Nextera owns two such plants in the ISO-NE: the 311 MW gas and oil powered Bellingham Cogeneration in Bellingham, Massachusetts and the 760 MW fuel oil powered Wyman Station in Yarmouth, Maine.

Again, these forward contracts are paid purely on production capacity, completely separate from any potential electricity generated.

Nextera, the self-described “world’s largest generator of renewable energy from the wind and sun,” collects over $30 Million annually, for the privilege of selling the grid some of the worst environmentally devastating power generation in times of extreme weather.

Not only is this forward contracted money essentially a free annuity, it has an extraordinarily high return. Nextera holds the Yarmouth plant on its books for $30 million; it generates in excess of $20 million annually for its mere existence, whatever it earns actually selling electricity is gravy.

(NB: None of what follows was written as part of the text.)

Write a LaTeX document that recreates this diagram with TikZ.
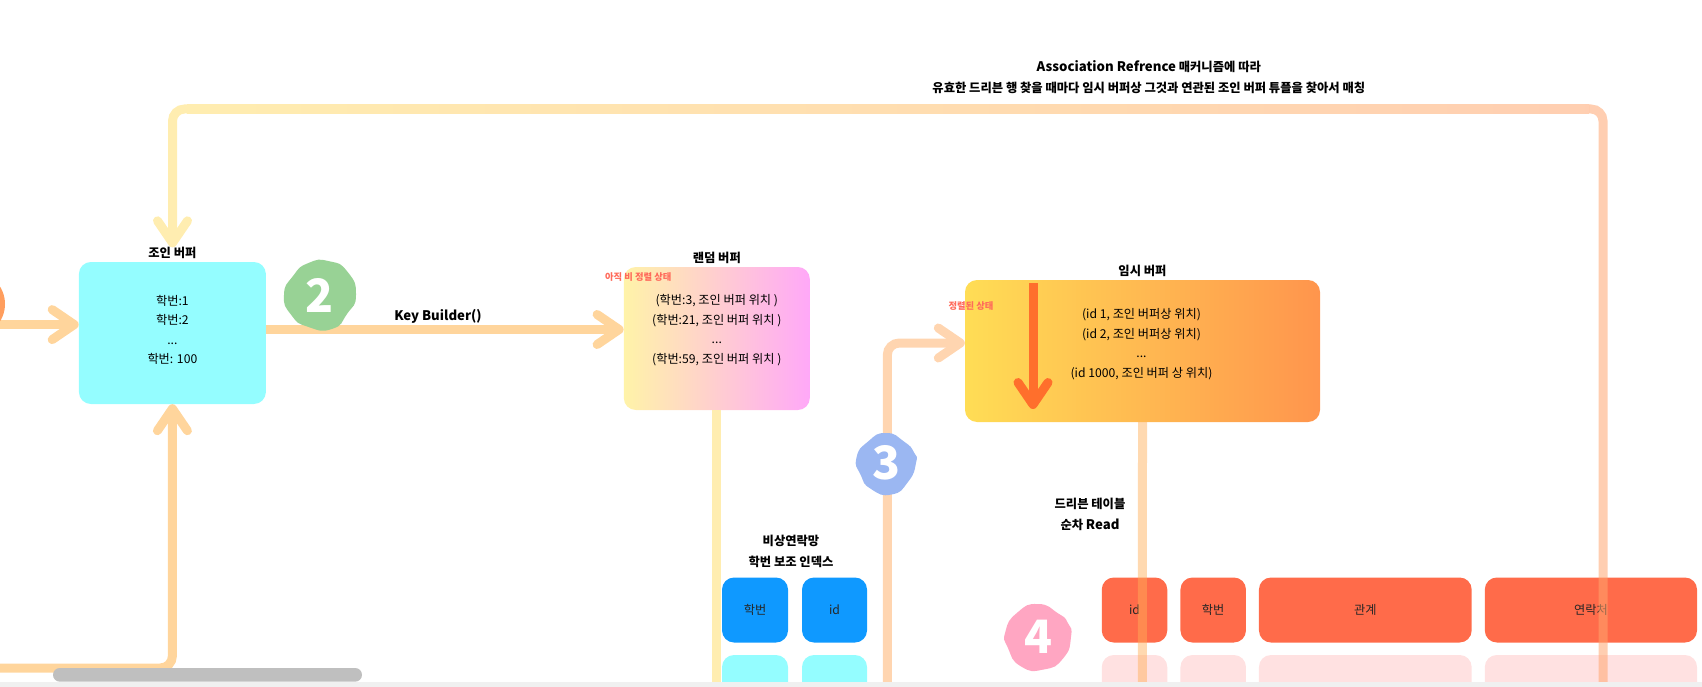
\documentclass[tikz,border=0pt]{standalone}
\usepackage{fontspec}
\setmainfont{Noto Sans CJK KR}
\usepackage{tikz}
\usetikzlibrary{arrows.meta, positioning}

\definecolor{linkyellow}{HTML}{FFEDB0}
\definecolor{linksand}{HTML}{FFD59C}
\definecolor{linkpeach}{HTML}{FFD5B0}
\definecolor{linkcoral}{HTML}{FFA56E}
\definecolor{linkamber}{HTML}{FFAE57}
\definecolor{sortorange}{HTML}{FF6F2C}
\definecolor{redhead}{HTML}{FF6B4A}
\definecolor{rednote}{HTML}{FF6B5B}
\definecolor{redrow}{HTML}{FFE1E1}
\definecolor{bluehead}{HTML}{0F99FF}
\definecolor{cyanbox}{HTML}{94FDFF}
\definecolor{randleft}{HTML}{FFF3A8}
\definecolor{randright}{HTML}{FFA8F8}
\definecolor{templeft}{HTML}{FFDD55}
\definecolor{tempright}{HTML}{FF954D}
\definecolor{blobone}{HTML}{FF9E5E}
\definecolor{blobtwo}{HTML}{98D295}
\definecolor{blobthree}{HTML}{9BB7F2}
\definecolor{blobfour}{HTML}{FFA6C2}
\newcommand{\latinpart}[1]{{\fontsize{13.2}{21}\selectfont #1}}

\begin{document}
\begin{tikzpicture}[x=1pt, y=-1pt,
    link/.style={line width=9pt},
    arrowlink/.style={link, -{Straight Barb[length=22pt, width=30pt, round]}},
    buffer/.style={rectangle, rounded corners=12pt, minimum width=#1, inner sep=0pt},
    cell/.style={rectangle, rounded corners=12pt, minimum height=65pt, inner sep=0pt, font=\fontsize{12.2}{16}\selectfont, text=black!85},
    rowcell/.style={rectangle, rounded corners=12pt, minimum height=60pt, inner sep=0pt},
    title/.style={font=\fontsize{12.3}{21}\selectfont\bfseries, align=center, inner sep=0pt},
    bodytext/.style={font=\fontsize{12.2}{19.5}\selectfont, align=center, inner sep=0pt},
    note/.style={font=\fontsize{9.3}{12}\selectfont\bfseries, text=rednote, inner sep=0pt},
    stepnum/.style={inner sep=0pt, text=white, font=\fontsize{46}{46}\selectfont\bfseries}]
    \clip (0,0) rectangle (1702,687);
    \useasboundingbox (0,0) rectangle (1702,687);

    % buffers
    \node[buffer=187pt, minimum height=142pt, fill=cyanbox] (join) at (172.4,333) {};
    \node[buffer=186pt, minimum height=143pt, shade, left color=randleft, right color=randright] (rand) at (716.8,338.5) {};
    \node[buffer=355pt, minimum height=142pt, shade, left color=templeft, right color=tempright] (temp) at (1142.5,351) {};

    \node[title, above=2.5pt of join] (jointitle) {조인 버퍼};
    \node[title, above=2.5pt of rand] (randtitle) {랜덤 버퍼};
    \node[title, above=2.5pt of temp] (temptitle) {임시 버퍼};

    \node[bodytext] (jointext) at (172.4,330) {학번:1\\학번:2\\...\\학번: 100};
    \node[bodytext] (randtext) at (716.8,330) {(학번:3, 조인 버퍼 위치 )\\(학번:21, 조인 버퍼 위치 )\\...\\(학번:59, 조인 버퍼 위치 )};
    \node[bodytext] (temptext) at (1141.5,344) {(id 1, 조인 버퍼상 위치)\\(id 2, 조인 버퍼상 위치)\\...\\(id 1000, 조인 버퍼 상 위치)};

    \node[note] (randnote) at (638.3,277) {아직 비 정렬 상태};
    \node[note] (tempnote) at (971,306) {정렬된 상태};

    % index
    \node[title] (indextitle) at (791,551) {비상연락망\\학번 보조 인덱스};
    \node[cell, minimum width=66pt, fill=bluehead] (indexno) at (755,610) {학번};
    \node[cell, minimum width=65pt, fill=bluehead] (indexid) at (834.5,610) {id};
    \node[rowcell, minimum width=66pt, fill=cyanbox] (indexno2) at (755,685) {};
    \node[rowcell, minimum width=65pt, fill=cyanbox] (indexid2) at (834.5,685) {};

    % driven table
    \node[title] (driventitle) at (1090,514) {드리븐 테이블\\순차 \latinpart{Read}};
    \node[cell, minimum width=65.5pt, fill=redhead] (tabid) at (1134.5,610) {id};
    \node[cell, minimum width=65.5pt, fill=redhead] (tabno) at (1213.2,610) {학번};
    \node[cell, minimum width=212.7pt, fill=redhead] (tabrel) at (1365.3,610) {관계};
    \node[cell, minimum width=212.2pt, fill=redhead] (tabtel) at (1590.9,610) {연락처};
    \node[rowcell, minimum width=65.5pt, fill=redrow] (tabid2) at (1134.5,685) {};
    \node[rowcell, minimum width=65.5pt, fill=redrow] (tabno2) at (1213.2,685) {};
    \node[rowcell, minimum width=212.7pt, fill=redrow] (tabrel2) at (1365.3,685) {};
    \node[rowcell, minimum width=212.2pt, fill=redrow] (tabtel2) at (1590.9,685) {};

    % free ends
    \coordinate (leftin) at (0,324.6);
    \coordinate (leftlow) at (0,668);
    \coordinate (keyrow) at (0,329.5);
    \coordinate (randdown) at (716.8,682);
    \coordinate (tempup) at (887.3,682);
    \coordinate (tempin) at (0,343);
    \coordinate (tempdown) at (1142.4,682);
    \coordinate (loopdown) at (1603,682);
    \coordinate (looptop) at (1603,109);
    \coordinate (loopleft) at (172.5,109);
    \coordinate (sorttop) at (1033,283);
    \coordinate (sortend) at (1033,409);

    % connectors
    \draw[arrowlink, linksand] (leftin) -- (leftin -| join.west);
    \draw[arrowlink, linksand, rounded corners=12pt] (leftlow) -| (join.south);
    \draw[arrowlink, linksand] (join.east |- keyrow) -- (rand.west |- keyrow);
    \draw[link, linkyellow] (rand.south) -- (randdown);
    \draw[arrowlink, linkpeach, rounded corners=12pt] (tempup) |- (temp.west |- tempin);
    \draw[link, linkamber, opacity=0.47] (temp.south) -- (tempdown);
    \draw[arrowlink, linkyellow, rounded corners=12pt] ([xshift=14pt]loopleft) -- (loopleft) -- (jointitle.north -| loopleft);
    \shade[left color=linkyellow, right color=linkcoral!54!white] ([xshift=14pt,yshift=4.5pt]loopleft) rectangle ([xshift=-14pt,yshift=-4.5pt]looptop);
    \draw[link, linkcoral, opacity=0.54, rounded corners=12pt] (loopdown) -- (looptop) -- ([xshift=-14pt]looptop);
    \draw[arrowlink, sortorange] (sorttop) -- (sortend);

    \node[title] (looptext) at (1148.8,77) {\latinpart{Association Refrence} 매커니즘에 따라\\유효한 드리븐 행 찾을 때마다 임시 버퍼상 그것과 연관된 조인 버퍼 튜플을 찾아서 매칭};
    \node[title] (keytext) at (438,316.5) {\latinpart{Key Builder()}};

    % step blobs
    \fill[blobone] (-28,304) circle (33);
    \fill[blobtwo, shift={(320,295)}] plot[smooth cycle, tension=1] coordinates {(0:36) (35:33) (70:36) (110:34) (145:35) (180:36) (215:33) (250:34) (285:35) (320:36)};
    \fill[blobthree, shift={(886,463)}] plot[smooth cycle, tension=1] coordinates {(0:30) (40:29) (80:32) (120:30) (155:28) (190:30) (230:28) (270:30) (310:28) (340:30)};
    \fill[blobfour, shift={(1038,637)}] plot[smooth cycle, tension=1] coordinates {(0:33) (40:33) (80:33) (120:34) (160:32) (190:33) (230:32) (270:33) (310:31) (335:33)};
    \node[stepnum] (step2) at (320,295) {2};
    \node[stepnum] (step3) at (886,463) {3};
    \node[stepnum] (step4) at (1038,637) {4};

    % scroll bar
    \fill[black!25] (53,668) [rounded corners=6.8pt] rectangle (362,681.7);
    \fill[blue!5!black!6] (0,682) rectangle (1702,687);
\end{tikzpicture}
\end{document}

31 Million Barrels of Fuel Oil Burned in Two Days - Equivalent of 69,000 Cars

Wyman Station on Cousin Island off the Coast of Yarmouth, Maine

While Wyman was likely not the only oil burning plant called into service on Christmas Eve, it is has the largest capacity of any plant in Maine. All told, the ISO-NE reported that 31 million gallons of fuel oil were burned over this holiday period.

To help conceptualize how truly both mammoth and mysterious that quantity is, for point of reference, the average car is estimated to use roughly 522 gallons of gas annually. Gasoline has a carbon dioxide coefficient of 8.887 kilograms of CO2 per gallon. Thus, the average car generates 4..6 metric tonnes of CO2 annually.

Distillate Fuel Oil (DFO) which is burned by power plants has a slightly higher coefficient at 10.28 kg of CO2 per gallon. Thus burning 31 Million gallons over to keep the lights and heat on in New England over that holiday period generated over 318,000 metric tons of CO2. Turning on these oil peaker plants for 24 hours is the equivalent of almost 69,000 cars for an entire year!

Still Time to Expose Nextera

There are going to have to be compromises as the world marches towards reduction of greenhouse gas emissions. No one’s first choice would be to look at power poles as opposed to pristine forests. But no one wants to look at the blight on Maine’s spectacular coast that Wyman Station poses either. That Hydro-Quebec could single handedly eliminate the need for the most egregious of these peaker plants needs to be moved center stage in the conversation forward. That Nextera is attempting to hold onto a $30 million annual revenue stream at such extreme cost to the environment needs to be conversation of a much larger stage. Would investors be interested in awarding the company’s stock at a multiple roughly twice its competitors when its commitment to the environment is nothing more than posturing? The smoke seen belching out of Wyman Station Christmas Eve certainly created quite a cloud.